++++ Available data ++++
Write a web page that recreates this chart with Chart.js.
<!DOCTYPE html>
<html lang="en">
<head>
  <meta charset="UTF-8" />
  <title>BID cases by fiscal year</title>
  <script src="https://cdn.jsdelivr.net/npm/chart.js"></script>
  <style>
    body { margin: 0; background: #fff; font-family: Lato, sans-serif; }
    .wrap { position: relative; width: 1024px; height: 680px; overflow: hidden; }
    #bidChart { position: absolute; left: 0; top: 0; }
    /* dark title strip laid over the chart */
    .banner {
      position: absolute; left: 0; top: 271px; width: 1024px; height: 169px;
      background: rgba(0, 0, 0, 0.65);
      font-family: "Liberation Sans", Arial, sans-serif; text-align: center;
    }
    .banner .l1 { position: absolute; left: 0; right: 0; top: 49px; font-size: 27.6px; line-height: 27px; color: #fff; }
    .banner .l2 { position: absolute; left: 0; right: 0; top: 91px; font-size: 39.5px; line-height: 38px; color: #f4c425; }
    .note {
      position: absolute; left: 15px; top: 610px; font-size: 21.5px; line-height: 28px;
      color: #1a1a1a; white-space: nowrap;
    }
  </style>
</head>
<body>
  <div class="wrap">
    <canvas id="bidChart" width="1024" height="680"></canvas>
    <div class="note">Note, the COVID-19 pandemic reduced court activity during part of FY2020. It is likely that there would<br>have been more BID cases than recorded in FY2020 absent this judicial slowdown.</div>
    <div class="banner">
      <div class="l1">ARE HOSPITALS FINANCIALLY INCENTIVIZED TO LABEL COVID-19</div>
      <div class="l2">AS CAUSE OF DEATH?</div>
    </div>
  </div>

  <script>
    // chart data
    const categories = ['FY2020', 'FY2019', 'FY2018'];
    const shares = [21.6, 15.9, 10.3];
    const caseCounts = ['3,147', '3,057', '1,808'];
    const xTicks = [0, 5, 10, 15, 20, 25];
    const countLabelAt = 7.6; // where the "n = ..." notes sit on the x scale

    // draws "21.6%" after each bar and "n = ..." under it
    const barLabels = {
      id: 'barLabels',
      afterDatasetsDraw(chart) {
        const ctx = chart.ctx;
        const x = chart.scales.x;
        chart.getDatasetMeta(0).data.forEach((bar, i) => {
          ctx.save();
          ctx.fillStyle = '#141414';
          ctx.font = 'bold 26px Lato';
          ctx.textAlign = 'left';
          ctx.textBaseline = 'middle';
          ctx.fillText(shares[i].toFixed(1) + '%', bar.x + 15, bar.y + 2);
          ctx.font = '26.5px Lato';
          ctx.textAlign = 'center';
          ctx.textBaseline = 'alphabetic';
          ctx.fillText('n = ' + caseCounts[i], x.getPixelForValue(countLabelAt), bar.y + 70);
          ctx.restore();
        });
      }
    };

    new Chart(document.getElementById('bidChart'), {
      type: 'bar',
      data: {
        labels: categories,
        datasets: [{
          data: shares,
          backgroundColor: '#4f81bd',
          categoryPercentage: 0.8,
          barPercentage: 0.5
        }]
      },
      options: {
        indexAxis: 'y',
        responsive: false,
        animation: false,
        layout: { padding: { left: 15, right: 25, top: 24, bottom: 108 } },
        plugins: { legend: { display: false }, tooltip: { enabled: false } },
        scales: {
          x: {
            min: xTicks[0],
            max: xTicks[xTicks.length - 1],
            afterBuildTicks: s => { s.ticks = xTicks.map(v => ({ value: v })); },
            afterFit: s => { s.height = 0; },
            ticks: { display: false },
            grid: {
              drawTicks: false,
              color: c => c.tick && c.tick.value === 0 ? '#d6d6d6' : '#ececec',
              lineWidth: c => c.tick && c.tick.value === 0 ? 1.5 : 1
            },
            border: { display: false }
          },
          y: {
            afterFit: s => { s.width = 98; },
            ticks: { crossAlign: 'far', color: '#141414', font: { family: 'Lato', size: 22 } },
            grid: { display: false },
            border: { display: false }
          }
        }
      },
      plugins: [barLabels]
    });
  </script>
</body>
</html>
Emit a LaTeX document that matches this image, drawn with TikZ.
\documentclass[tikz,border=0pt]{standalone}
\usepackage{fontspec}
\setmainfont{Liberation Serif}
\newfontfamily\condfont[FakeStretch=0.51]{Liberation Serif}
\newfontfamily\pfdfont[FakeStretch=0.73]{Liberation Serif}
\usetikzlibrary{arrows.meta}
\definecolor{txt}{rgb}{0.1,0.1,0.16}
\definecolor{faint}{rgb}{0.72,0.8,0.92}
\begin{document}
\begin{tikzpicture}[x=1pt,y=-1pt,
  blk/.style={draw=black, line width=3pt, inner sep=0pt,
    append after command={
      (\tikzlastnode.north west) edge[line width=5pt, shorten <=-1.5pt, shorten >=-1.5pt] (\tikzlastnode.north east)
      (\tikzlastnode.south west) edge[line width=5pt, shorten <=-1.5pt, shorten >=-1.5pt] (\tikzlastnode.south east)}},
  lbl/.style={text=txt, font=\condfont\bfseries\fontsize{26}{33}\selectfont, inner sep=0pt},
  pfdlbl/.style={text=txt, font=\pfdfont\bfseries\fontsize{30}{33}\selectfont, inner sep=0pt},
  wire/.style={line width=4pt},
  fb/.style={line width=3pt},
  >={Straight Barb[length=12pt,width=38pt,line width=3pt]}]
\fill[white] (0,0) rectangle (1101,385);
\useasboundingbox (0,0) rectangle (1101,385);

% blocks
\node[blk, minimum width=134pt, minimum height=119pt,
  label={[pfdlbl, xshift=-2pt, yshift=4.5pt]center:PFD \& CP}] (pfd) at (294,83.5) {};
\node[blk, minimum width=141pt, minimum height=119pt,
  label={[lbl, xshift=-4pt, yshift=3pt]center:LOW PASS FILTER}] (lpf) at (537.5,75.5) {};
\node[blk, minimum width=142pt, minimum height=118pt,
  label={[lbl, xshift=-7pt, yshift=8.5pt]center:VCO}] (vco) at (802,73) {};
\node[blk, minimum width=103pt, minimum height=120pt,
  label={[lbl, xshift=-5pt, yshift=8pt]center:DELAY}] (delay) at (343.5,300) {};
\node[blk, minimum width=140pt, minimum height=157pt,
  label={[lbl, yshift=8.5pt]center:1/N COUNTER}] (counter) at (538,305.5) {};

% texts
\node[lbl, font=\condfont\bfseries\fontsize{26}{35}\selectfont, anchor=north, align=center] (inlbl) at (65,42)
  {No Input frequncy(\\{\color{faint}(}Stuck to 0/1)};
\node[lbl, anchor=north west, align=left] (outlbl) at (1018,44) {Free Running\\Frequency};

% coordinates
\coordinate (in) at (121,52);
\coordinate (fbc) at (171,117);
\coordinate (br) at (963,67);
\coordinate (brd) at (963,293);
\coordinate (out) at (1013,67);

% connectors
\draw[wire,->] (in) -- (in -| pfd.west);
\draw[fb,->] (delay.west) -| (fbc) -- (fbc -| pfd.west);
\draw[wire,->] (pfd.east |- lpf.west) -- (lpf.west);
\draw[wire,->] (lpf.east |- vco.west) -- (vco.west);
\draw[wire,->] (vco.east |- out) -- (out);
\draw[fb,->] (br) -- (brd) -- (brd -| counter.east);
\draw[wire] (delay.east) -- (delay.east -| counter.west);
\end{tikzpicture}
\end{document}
++++
▸ Your goal: Please reproduce each record precisely as written.

▸ Result:
Write a web page that recreates this chart with Chart.js.
<!DOCTYPE html>
<html lang="en">
<head>
  <meta charset="UTF-8" />
  <title>BID cases by fiscal year</title>
  <script src="https://cdn.jsdelivr.net/npm/chart.js"></script>
  <style>
    body { margin: 0; background: #fff; font-family: Lato, sans-serif; }
    .wrap { position: relative; width: 1024px; height: 680px; overflow: hidden; }
    #bidChart { position: absolute; left: 0; top: 0; }
    /* dark title strip laid over the chart */
    .banner {
      position: absolute; left: 0; top: 271px; width: 1024px; height: 169px;
      background: rgba(0, 0, 0, 0.65);
      font-family: "Liberation Sans", Arial, sans-serif; text-align: center;
    }
    .banner .l1 { position: absolute; left: 0; right: 0; top: 49px; font-size: 27.6px; line-height: 27px; color: #fff; }
    .banner .l2 { position: absolute; left: 0; right: 0; top: 91px; font-size: 39.5px; line-height: 38px; color: #f4c425; }
    .note {
      position: absolute; left: 15px; top: 610px; font-size: 21.5px; line-height: 28px;
      color: #1a1a1a; white-space: nowrap;
    }
  </style>
</head>
<body>
  <div class="wrap">
    <canvas id="bidChart" width="1024" height="680"></canvas>
    <div class="note">Note, the COVID-19 pandemic reduced court activity during part of FY2020. It is likely that there would<br>have been more BID cases than recorded in FY2020 absent this judicial slowdown.</div>
    <div class="banner">
      <div class="l1">ARE HOSPITALS FINANCIALLY INCENTIVIZED TO LABEL COVID-19</div>
      <div class="l2">AS CAUSE OF DEATH?</div>
    </div>
  </div>

  <script>
    // chart data
    const categories = ['FY2020', 'FY2019', 'FY2018'];
    const shares = [21.6, 15.9, 10.3];
    const caseCounts = ['3,147', '3,057', '1,808'];
    const xTicks = [0, 5, 10, 15, 20, 25];
    const countLabelAt = 7.6; // where the "n = ..." notes sit on the x scale

    // draws "21.6%" after each bar and "n = ..." under it
    const barLabels = {
      id: 'barLabels',
      afterDatasetsDraw(chart) {
        const ctx = chart.ctx;
        const x = chart.scales.x;
        chart.getDatasetMeta(0).data.forEach((bar, i) => {
          ctx.save();
          ctx.fillStyle = '#141414';
          ctx.font = 'bold 26px Lato';
          ctx.textAlign = 'left';
          ctx.textBaseline = 'middle';
          ctx.fillText(shares[i].toFixed(1) + '%', bar.x + 15, bar.y + 2);
          ctx.font = '26.5px Lato';
          ctx.textAlign = 'center';
          ctx.textBaseline = 'alphabetic';
          ctx.fillText('n = ' + caseCounts[i], x.getPixelForValue(countLabelAt), bar.y + 70);
          ctx.restore();
        });
      }
    };

    new Chart(document.getElementById('bidChart'), {
      type: 'bar',
      data: {
        labels: categories,
        datasets: [{
          data: shares,
          backgroundColor: '#4f81bd',
          categoryPercentage: 0.8,
          barPercentage: 0.5
        }]
      },
      options: {
        indexAxis: 'y',
        responsive: false,
        animation: false,
        layout: { padding: { left: 15, right: 25, top: 24, bottom: 108 } },
        plugins: { legend: { display: false }, tooltip: { enabled: false } },
        scales: {
          x: {
            min: xTicks[0],
            max: xTicks[xTicks.length - 1],
            afterBuildTicks: s => { s.ticks = xTicks.map(v => ({ value: v })); },
            afterFit: s => { s.height = 0; },
            ticks: { display: false },
            grid: {
              drawTicks: false,
              color: c => c.tick && c.tick.value === 0 ? '#d6d6d6' : '#ececec',
              lineWidth: c => c.tick && c.tick.value === 0 ? 1.5 : 1
            },
            border: { display: false }
          },
          y: {
            afterFit: s => { s.width = 98; },
            ticks: { crossAlign: 'far', color: '#141414', font: { family: 'Lato', size: 22 } },
            grid: { display: false },
            border: { display: false }
          }
        }
      },
      plugins: [barLabels]
    });
  </script>
</body>
</html>
Emit a LaTeX document that matches this image, drawn with TikZ.
\documentclass[tikz,border=0pt]{standalone}
\usepackage{fontspec}
\setmainfont{Liberation Serif}
\newfontfamily\condfont[FakeStretch=0.51]{Liberation Serif}
\newfontfamily\pfdfont[FakeStretch=0.73]{Liberation Serif}
\usetikzlibrary{arrows.meta}
\definecolor{txt}{rgb}{0.1,0.1,0.16}
\definecolor{faint}{rgb}{0.72,0.8,0.92}
\begin{document}
\begin{tikzpicture}[x=1pt,y=-1pt,
  blk/.style={draw=black, line width=3pt, inner sep=0pt,
    append after command={
      (\tikzlastnode.north west) edge[line width=5pt, shorten <=-1.5pt, shorten >=-1.5pt] (\tikzlastnode.north east)
      (\tikzlastnode.south west) edge[line width=5pt, shorten <=-1.5pt, shorten >=-1.5pt] (\tikzlastnode.south east)}},
  lbl/.style={text=txt, font=\condfont\bfseries\fontsize{26}{33}\selectfont, inner sep=0pt},
  pfdlbl/.style={text=txt, font=\pfdfont\bfseries\fontsize{30}{33}\selectfont, inner sep=0pt},
  wire/.style={line width=4pt},
  fb/.style={line width=3pt},
  >={Straight Barb[length=12pt,width=38pt,line width=3pt]}]
\fill[white] (0,0) rectangle (1101,385);
\useasboundingbox (0,0) rectangle (1101,385);

% blocks
\node[blk, minimum width=134pt, minimum height=119pt,
  label={[pfdlbl, xshift=-2pt, yshift=4.5pt]center:PFD \& CP}] (pfd) at (294,83.5) {};
\node[blk, minimum width=141pt, minimum height=119pt,
  label={[lbl, xshift=-4pt, yshift=3pt]center:LOW PASS FILTER}] (lpf) at (537.5,75.5) {};
\node[blk, minimum width=142pt, minimum height=118pt,
  label={[lbl, xshift=-7pt, yshift=8.5pt]center:VCO}] (vco) at (802,73) {};
\node[blk, minimum width=103pt, minimum height=120pt,
  label={[lbl, xshift=-5pt, yshift=8pt]center:DELAY}] (delay) at (343.5,300) {};
\node[blk, minimum width=140pt, minimum height=157pt,
  label={[lbl, yshift=8.5pt]center:1/N COUNTER}] (counter) at (538,305.5) {};

% texts
\node[lbl, font=\condfont\bfseries\fontsize{26}{35}\selectfont, anchor=north, align=center] (inlbl) at (65,42)
  {No Input frequncy(\\{\color{faint}(}Stuck to 0/1)};
\node[lbl, anchor=north west, align=left] (outlbl) at (1018,44) {Free Running\\Frequency};

% coordinates
\coordinate (in) at (121,52);
\coordinate (fbc) at (171,117);
\coordinate (br) at (963,67);
\coordinate (brd) at (963,293);
\coordinate (out) at (1013,67);

% connectors
\draw[wire,->] (in) -- (in -| pfd.west);
\draw[fb,->] (delay.west) -| (fbc) -- (fbc -| pfd.west);
\draw[wire,->] (pfd.east |- lpf.west) -- (lpf.west);
\draw[wire,->] (lpf.east |- vco.west) -- (vco.west);
\draw[wire,->] (vco.east |- out) -- (out);
\draw[fb,->] (br) -- (brd) -- (brd -| counter.east);
\draw[wire] (delay.east) -- (delay.east -| counter.west);
\end{tikzpicture}
\end{document}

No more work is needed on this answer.